# Low Pressure to 1 Sprinkler in 1 Zone



## SilentRebel (Jun 11, 2019)

I am relatively new to irrigation and I bought a house about a year ago with a 4-zone system. When I moved in the backyard was setup with 11 sprinklers on 1 zone (even though there was a spare valve setup but not connected to an output line) and all of the sprinklers worked without issue. This year I noticed that 1 sprinkler wasn't getting enough pressure to fully pop up. To reduce the number of sprinklers on each zone, I hooked up the spare valve so that now the backyard was split into 2 zones. However, the sprinkler with low pressure is still acting the same as it was before. I put a pressure gauge on the spigot in the line just before the valves and it showed around 70-75 PSI. I am not certain how the underground pipes are run, but it appears that the weak sprinkler is in between two sprinklers that are working as expected. I am thinking that maybe there is a crack in the riser (or sounding area) on the sprinkler getting low pressure, but I am not 100% sure. Before I start digging up my yard, could the low pressure to just 1 sprinkler in 1 zone be caused by something else? I appreciate the help.


----------



## g-man (Jun 15, 2017)

It could be that the head has a problem. You can unscrew them from the pipe connection without digging to check it.


----------



## SilentRebel (Jun 11, 2019)

Sorry, I forgot to note that I had tried that. Initially, I thought there may have been an issue with just the nozzle or the whole head itself. I tried changing just the nozzle and the entire head and neither fixed the issue.


----------



## SilentRebel (Jun 11, 2019)

Just a quick update on this in case anyone else is following along. I dug up around the sprinkler head over the weekend and there were not any cracks in the riser elbow. I disconnected the sprinkler head and turned on the zone and very little water, at very low pressure, was coming out of the elbow. It looks like I need to do some more digging to see if there is a crack in the poly line, or if it is just getting pinched by something. Unfortunately, since this system was already in place I have no idea exactly how much digging I need to do. :sad:


----------



## JoeyDonatelli (Apr 4, 2018)

@SilentRebel You might try cleaning out the pipe in some way. It sounds like there is something clogging the line.

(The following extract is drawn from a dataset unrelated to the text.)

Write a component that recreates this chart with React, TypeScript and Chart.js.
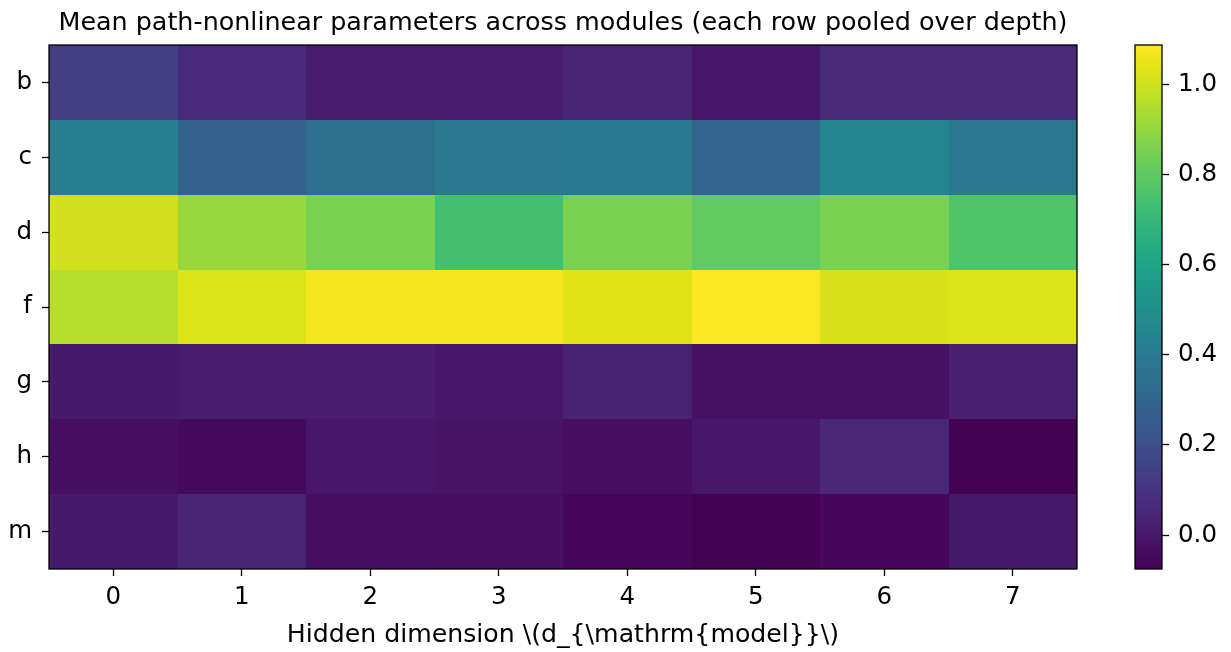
import React, { useEffect, useRef } from "react";
import { Chart, registerables } from "chart.js";

Chart.register(...registerables);

// Hidden-dimension columns and module rows
const columns = ["0", "1", "2", "3", "4", "5", "6", "7"];
const modules = ["b", "c", "d", "f", "g", "h", "m"];

// Mean parameter per module (row) and hidden dimension (column)
const rowB = [0.134, 0.064, 0.018, 0.018, 0.047, 0.0, 0.059, 0.059];
const rowC = [0.425, 0.291, 0.343, 0.39, 0.396, 0.297, 0.454, 0.39];
const rowD = [1.006, 0.907, 0.855, 0.738, 0.855, 0.802, 0.855, 0.767];
const rowF = [0.959, 1.023, 1.07, 1.07, 1.029, 1.087, 1.017, 1.025];
const rowG = [0.006, 0.018, 0.018, 0.0, 0.035, -0.023, -0.023, 0.025];
const rowH = [-0.029, -0.046, -0.005, -0.017, -0.029, 0.0, 0.053, -0.075];
const rowM = [0.006, 0.047, -0.034, -0.03, -0.063, -0.074, -0.052, 0.003];
const matrix = [rowB, rowC, rowD, rowF, rowG, rowH, rowM];

const colorbarTicks = [0.0, 0.2, 0.4, 0.6, 0.8, 1.0];

const titleText =
  "Mean path-nonlinear parameters across modules (each row pooled over depth)";
const xAxisText = "Hidden dimension \\(d_{\\mathrm{model}}\\)";

const FONT = "'DejaVu Sans', sans-serif";
const TICK_SIZE = 24.5;

// viridis sampled every 0.05
const viridis = [
  "#440154", "#471365", "#482475", "#463480", "#414487", "#3b528b",
  "#355f8d", "#2f6c8e", "#2a788e", "#25848e", "#21918c", "#1e9c89",
  "#22a884", "#2fb47c", "#44bf70", "#5ec962", "#7ad151", "#9bd93c",
  "#bddf26", "#dfe318", "#fde725",
];

function hexToRgb(h: string): number[] {
  return [1, 3, 5].map((i) => parseInt(h.slice(i, i + 2), 16));
}
const viridisRgb = viridis.map(hexToRgb);

function colormap(t: number): string {
  const c = Math.max(0, Math.min(1, t)) * (viridisRgb.length - 1);
  const i = Math.min(viridisRgb.length - 2, Math.floor(c));
  const f = c - i;
  const a = viridisRgb[i];
  const b = viridisRgb[i + 1];
  const rgb = a.map((v, k) => Math.round(v + (b[k] - v) * f));
  return `rgb(${rgb[0]},${rgb[1]},${rgb[2]})`;
}

const allValues = matrix.flat();
const vmin = Math.min(...allValues);
const vmax = Math.max(...allValues);
const norm = (v: number) => (v - vmin) / (vmax - vmin);

const heatmapPlugin = {
  id: "heatmapCells",
  beforeDatasetsDraw(chart: any) {
    const { ctx, scales } = chart;
    const xs = scales.x;
    const ys = scales.y;
    const cw = xs.getPixelForValue(1) - xs.getPixelForValue(0);
    const ch = ys.getPixelForValue(1) - ys.getPixelForValue(0);
    ctx.save();
    matrix.forEach((row, r) => {
      row.forEach((v, c) => {
        const cx = xs.getPixelForValue(c);
        const cy = ys.getPixelForValue(r);
        const x0 = Math.round(cx - cw / 2);
        const x1 = Math.round(cx + cw / 2);
        const y0 = Math.round(cy - ch / 2);
        const y1 = Math.round(cy + ch / 2);
        ctx.fillStyle = colormap(norm(v));
        ctx.fillRect(x0, y0, x1 - x0, y1 - y0);
      });
    });
    ctx.restore();
  },
  afterDatasetsDraw(chart: any) {
    const { ctx, chartArea: a } = chart;
    ctx.save();
    ctx.strokeStyle = "#000";
    ctx.lineWidth = 1.3;
    ctx.strokeRect(a.left, a.top, a.right - a.left, a.bottom - a.top);
    ctx.fillStyle = "#000";
    ctx.textAlign = "center";
    ctx.textBaseline = "alphabetic";
    const mid = (a.left + a.right) / 2;
    ctx.font = `25.4px ${FONT}`;
    ctx.fillText(titleText, mid, 30);
    ctx.font = `25.2px ${FONT}`;
    ctx.fillText(xAxisText, mid, 642);
    ctx.restore();
  },
};

const colorbarPlugin = {
  id: "colorbarFill",
  beforeDatasetsDraw(chart: any) {
    const { ctx, chartArea: a, scales } = chart;
    const ys = scales.y;
    ctx.save();
    for (let py = Math.floor(a.top); py < Math.ceil(a.bottom); py++) {
      const v = ys.getValueForPixel(py + 0.5);
      ctx.fillStyle = colormap(norm(v));
      ctx.fillRect(a.left, py, a.right - a.left, 1);
    }
    ctx.strokeStyle = "#000";
    ctx.lineWidth = 1.3;
    ctx.strokeRect(a.left, a.top, a.right - a.left, a.bottom - a.top);
    ctx.restore();
  },
};

export default function App() {
  const mainRef = useRef<HTMLCanvasElement>(null);
  const barRef = useRef<HTMLCanvasElement>(null);

  useEffect(() => {
    const points = matrix.flatMap((row, r) =>
      row.map((v, c) => ({ x: columns[c], y: modules[r], v }))
    );
    const main = new Chart(mainRef.current!, {
      type: "scatter",
      data: {
        datasets: [{ data: points as any, pointRadius: 0, pointHoverRadius: 0 }],
      },
      options: {
        animation: false,
        responsive: false,
        events: [],
        layout: { padding: { top: 45, right: 23, left: 0, bottom: 0 } },
        plugins: { legend: { display: false }, tooltip: { enabled: false } },
        scales: {
          x: {
            type: "category",
            labels: columns,
            offset: true,
            grid: {
              offset: false,
              drawOnChartArea: false,
              tickLength: 7,
              tickColor: "#000",
              tickWidth: 1.3,
            },
            border: { display: false },
            ticks: {
              color: "#000",
              font: { family: FONT, size: TICK_SIZE },
              padding: 7,
              maxRotation: 0,
              autoSkip: false,
            },
            afterFit(s: any) {
              s.height = 83;
            },
          },
          y: {
            type: "category",
            labels: modules,
            offset: true,
            grid: {
              offset: false,
              drawOnChartArea: false,
              tickLength: 7,
              tickColor: "#000",
              tickWidth: 1.3,
            },
            border: { display: false },
            ticks: {
              color: "#000",
              font: { family: FONT, size: TICK_SIZE },
              padding: 10,
              autoSkip: false,
            },
            afterFit(s: any) {
              s.width = 49;
            },
          },
        },
      },
      plugins: [heatmapPlugin],
    });

    const bar = new Chart(barRef.current!, {
      type: "scatter",
      data: { datasets: [{ data: [], pointRadius: 0 }] },
      options: {
        animation: false,
        responsive: false,
        events: [],
        layout: { padding: { top: 45, bottom: 83, left: 35, right: 0 } },
        plugins: { legend: { display: false }, tooltip: { enabled: false } },
        scales: {
          x: { display: false, min: 0, max: 1 },
          y: {
            position: "right",
            min: vmin,
            max: vmax,
            afterBuildTicks(s: any) {
              s.ticks = colorbarTicks.map((value) => ({ value }));
            },
            grid: {
              drawOnChartArea: false,
              tickLength: 7,
              tickColor: "#000",
              tickWidth: 1.3,
            },
            border: { display: false },
            ticks: {
              color: "#000",
              font: { family: FONT, size: TICK_SIZE },
              padding: 9,
              callback: (v: any) => Number(v).toFixed(1),
            },
            afterFit(s: any) {
              s.width = 69;
            },
          },
        },
      },
      plugins: [colorbarPlugin],
    });

    return () => {
      main.destroy();
      bar.destroy();
    };
  }, []);

  return (
    <div
      style={{
        position: "fixed",
        left: 0,
        top: 0,
        width: 1231,
        height: 652,
        background: "#fff",
      }}
    >
      <canvas
        ref={mainRef}
        width={1100}
        height={652}
        style={{ position: "absolute", left: 0, top: 0, width: 1100, height: 652 }}
      />
      <canvas
        ref={barRef}
        width={131}
        height={652}
        style={{ position: "absolute", left: 1100, top: 0, width: 131, height: 652 }}
      />
    </div>
  );
}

You might get lucky and unclog it if you do it while the system is running. I would use something like this

https://www.harborfreight.com/3-16-...MI3peR-bz04gIVEbbACh3Q4gBwEAQYAiABEgLBBvD_BwE.

Good luck!


----------



## SilentRebel (Jun 11, 2019)

Thanks, @JoeyDonatelli! I thought about the idea that it might be partially blocked, but couldn't think of something I could run through the poly line to see if I could clear it. Trying that kit would probably be worth a shot before I do any major digging in my yard. Thanks again for the idea.


----------